> **Aim of the task**
Extract all lines in the data that contain the word "this".

> **Supplied records**
**********
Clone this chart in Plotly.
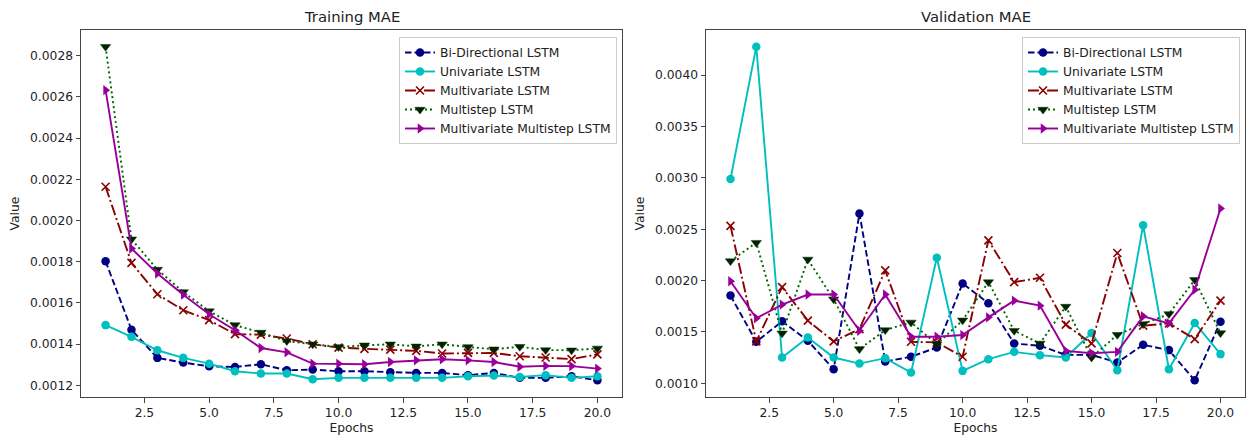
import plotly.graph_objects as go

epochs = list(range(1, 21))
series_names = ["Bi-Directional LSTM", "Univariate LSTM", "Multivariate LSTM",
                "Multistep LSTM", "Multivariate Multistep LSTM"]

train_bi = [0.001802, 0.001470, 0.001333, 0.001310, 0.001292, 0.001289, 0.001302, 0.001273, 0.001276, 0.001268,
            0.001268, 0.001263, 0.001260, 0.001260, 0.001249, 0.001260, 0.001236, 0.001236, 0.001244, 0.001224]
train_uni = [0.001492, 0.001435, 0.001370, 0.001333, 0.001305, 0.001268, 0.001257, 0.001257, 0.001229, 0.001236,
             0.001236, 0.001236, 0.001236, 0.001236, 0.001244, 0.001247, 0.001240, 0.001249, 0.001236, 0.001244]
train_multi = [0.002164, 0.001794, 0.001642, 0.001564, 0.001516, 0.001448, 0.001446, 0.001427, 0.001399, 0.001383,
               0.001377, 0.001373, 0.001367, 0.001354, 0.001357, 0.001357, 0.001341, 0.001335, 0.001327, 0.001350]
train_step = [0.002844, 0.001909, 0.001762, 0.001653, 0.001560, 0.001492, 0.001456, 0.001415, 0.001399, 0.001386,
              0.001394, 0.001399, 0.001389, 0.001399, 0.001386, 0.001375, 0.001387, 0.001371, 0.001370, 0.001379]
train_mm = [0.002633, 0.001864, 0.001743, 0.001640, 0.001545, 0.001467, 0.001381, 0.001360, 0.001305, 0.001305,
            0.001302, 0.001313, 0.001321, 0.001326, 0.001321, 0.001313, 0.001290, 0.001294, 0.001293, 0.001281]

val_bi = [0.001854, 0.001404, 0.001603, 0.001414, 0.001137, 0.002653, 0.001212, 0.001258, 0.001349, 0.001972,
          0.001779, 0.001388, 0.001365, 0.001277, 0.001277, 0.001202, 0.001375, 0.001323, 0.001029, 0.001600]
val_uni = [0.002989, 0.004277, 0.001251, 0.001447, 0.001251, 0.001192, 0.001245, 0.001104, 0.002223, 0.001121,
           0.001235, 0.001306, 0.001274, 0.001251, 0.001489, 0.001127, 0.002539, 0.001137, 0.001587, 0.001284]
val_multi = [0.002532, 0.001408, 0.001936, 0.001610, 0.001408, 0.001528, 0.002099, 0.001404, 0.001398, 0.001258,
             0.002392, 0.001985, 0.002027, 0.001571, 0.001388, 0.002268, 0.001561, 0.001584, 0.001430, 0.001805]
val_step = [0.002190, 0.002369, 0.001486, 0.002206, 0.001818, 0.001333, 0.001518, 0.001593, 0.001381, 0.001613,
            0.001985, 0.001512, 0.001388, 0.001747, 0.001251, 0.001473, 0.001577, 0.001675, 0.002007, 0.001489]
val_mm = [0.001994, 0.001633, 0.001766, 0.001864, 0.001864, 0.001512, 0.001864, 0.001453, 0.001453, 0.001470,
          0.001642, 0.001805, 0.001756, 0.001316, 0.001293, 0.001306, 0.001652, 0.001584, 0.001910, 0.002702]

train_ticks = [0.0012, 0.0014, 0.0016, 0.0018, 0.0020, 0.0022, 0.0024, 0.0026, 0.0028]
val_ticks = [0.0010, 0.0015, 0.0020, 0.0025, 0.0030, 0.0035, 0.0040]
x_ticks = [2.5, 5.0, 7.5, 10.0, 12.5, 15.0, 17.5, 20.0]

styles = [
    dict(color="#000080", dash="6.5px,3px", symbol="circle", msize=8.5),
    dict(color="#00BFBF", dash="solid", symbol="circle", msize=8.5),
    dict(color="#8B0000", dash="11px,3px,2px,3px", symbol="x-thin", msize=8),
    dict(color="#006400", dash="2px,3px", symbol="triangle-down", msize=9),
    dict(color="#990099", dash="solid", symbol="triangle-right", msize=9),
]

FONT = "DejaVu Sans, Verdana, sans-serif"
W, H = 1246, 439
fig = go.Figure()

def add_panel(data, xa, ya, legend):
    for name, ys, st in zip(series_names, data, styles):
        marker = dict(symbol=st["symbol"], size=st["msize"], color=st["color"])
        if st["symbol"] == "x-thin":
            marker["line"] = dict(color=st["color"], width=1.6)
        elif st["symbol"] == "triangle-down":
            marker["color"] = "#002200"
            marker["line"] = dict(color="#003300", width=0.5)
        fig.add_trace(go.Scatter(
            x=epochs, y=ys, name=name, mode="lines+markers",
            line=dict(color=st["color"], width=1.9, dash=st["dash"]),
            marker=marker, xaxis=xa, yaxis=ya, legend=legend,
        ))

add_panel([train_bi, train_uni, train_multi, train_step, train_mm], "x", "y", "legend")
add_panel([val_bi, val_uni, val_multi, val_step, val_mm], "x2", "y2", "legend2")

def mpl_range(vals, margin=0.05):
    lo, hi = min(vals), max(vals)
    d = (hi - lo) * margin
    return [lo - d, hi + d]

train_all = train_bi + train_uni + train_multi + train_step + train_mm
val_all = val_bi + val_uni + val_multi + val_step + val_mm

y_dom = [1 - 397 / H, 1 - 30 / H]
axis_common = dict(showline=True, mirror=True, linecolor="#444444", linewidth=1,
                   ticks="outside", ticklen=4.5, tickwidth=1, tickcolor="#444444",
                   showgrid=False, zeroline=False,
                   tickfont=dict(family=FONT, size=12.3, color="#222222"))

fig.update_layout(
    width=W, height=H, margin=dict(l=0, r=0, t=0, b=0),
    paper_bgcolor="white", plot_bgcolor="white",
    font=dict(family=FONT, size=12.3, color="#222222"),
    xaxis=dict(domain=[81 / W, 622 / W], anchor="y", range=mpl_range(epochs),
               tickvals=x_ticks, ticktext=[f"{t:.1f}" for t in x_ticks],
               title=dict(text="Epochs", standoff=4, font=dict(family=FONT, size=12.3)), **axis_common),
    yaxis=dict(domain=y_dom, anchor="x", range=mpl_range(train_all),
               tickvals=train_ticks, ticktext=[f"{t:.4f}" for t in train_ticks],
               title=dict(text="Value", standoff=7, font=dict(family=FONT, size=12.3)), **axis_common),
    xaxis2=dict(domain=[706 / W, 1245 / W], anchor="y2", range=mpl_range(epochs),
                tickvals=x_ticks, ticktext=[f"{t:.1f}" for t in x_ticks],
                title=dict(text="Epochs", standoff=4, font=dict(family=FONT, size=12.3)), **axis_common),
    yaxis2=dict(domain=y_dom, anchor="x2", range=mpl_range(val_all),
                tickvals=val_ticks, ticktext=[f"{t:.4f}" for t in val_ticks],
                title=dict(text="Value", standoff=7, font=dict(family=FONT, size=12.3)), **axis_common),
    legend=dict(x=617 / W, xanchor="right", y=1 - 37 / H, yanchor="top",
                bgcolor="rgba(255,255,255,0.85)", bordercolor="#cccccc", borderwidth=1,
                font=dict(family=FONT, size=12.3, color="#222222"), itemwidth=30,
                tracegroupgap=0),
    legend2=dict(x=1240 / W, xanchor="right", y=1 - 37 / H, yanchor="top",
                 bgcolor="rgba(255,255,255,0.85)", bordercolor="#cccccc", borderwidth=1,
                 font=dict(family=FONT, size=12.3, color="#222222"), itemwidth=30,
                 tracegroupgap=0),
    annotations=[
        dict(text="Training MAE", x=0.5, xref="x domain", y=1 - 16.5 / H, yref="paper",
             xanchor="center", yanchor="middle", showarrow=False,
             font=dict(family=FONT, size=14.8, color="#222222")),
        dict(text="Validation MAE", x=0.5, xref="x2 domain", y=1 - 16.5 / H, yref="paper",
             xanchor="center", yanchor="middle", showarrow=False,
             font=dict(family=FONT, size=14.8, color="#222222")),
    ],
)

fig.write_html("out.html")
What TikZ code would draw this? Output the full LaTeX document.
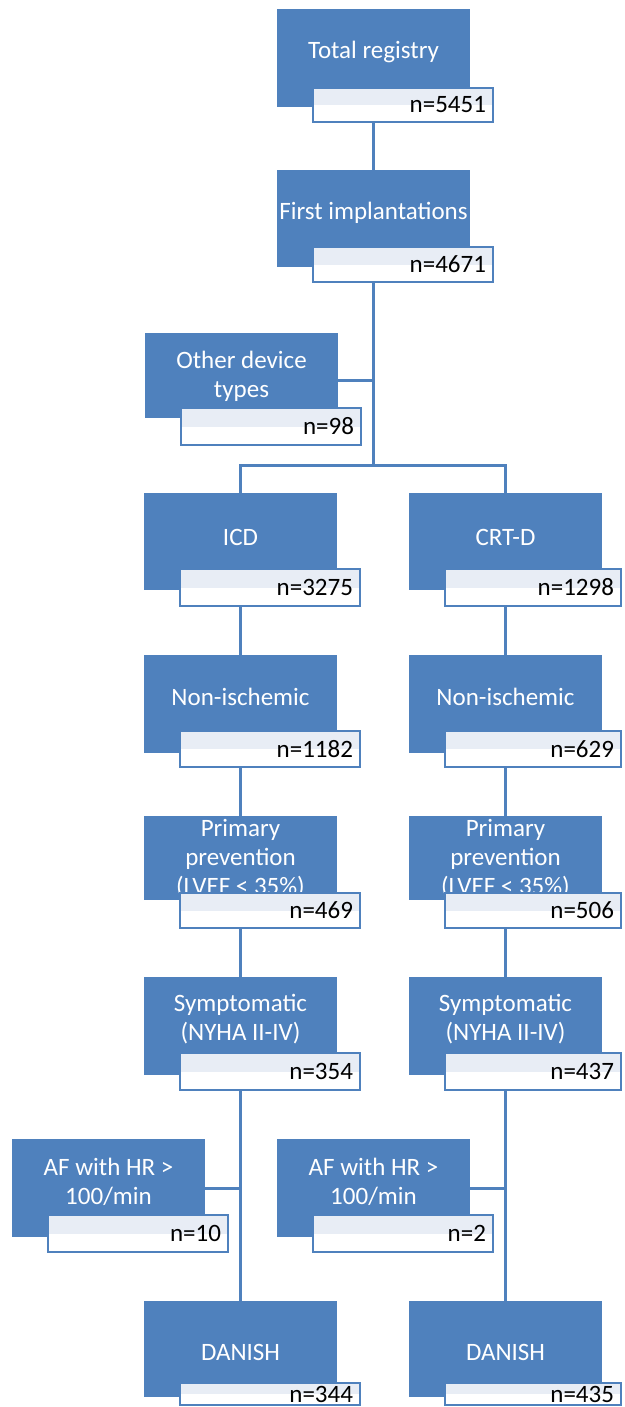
**********
> **Correct result**
Clone this chart in Plotly.
What TikZ code would draw this? Output the full LaTeX document.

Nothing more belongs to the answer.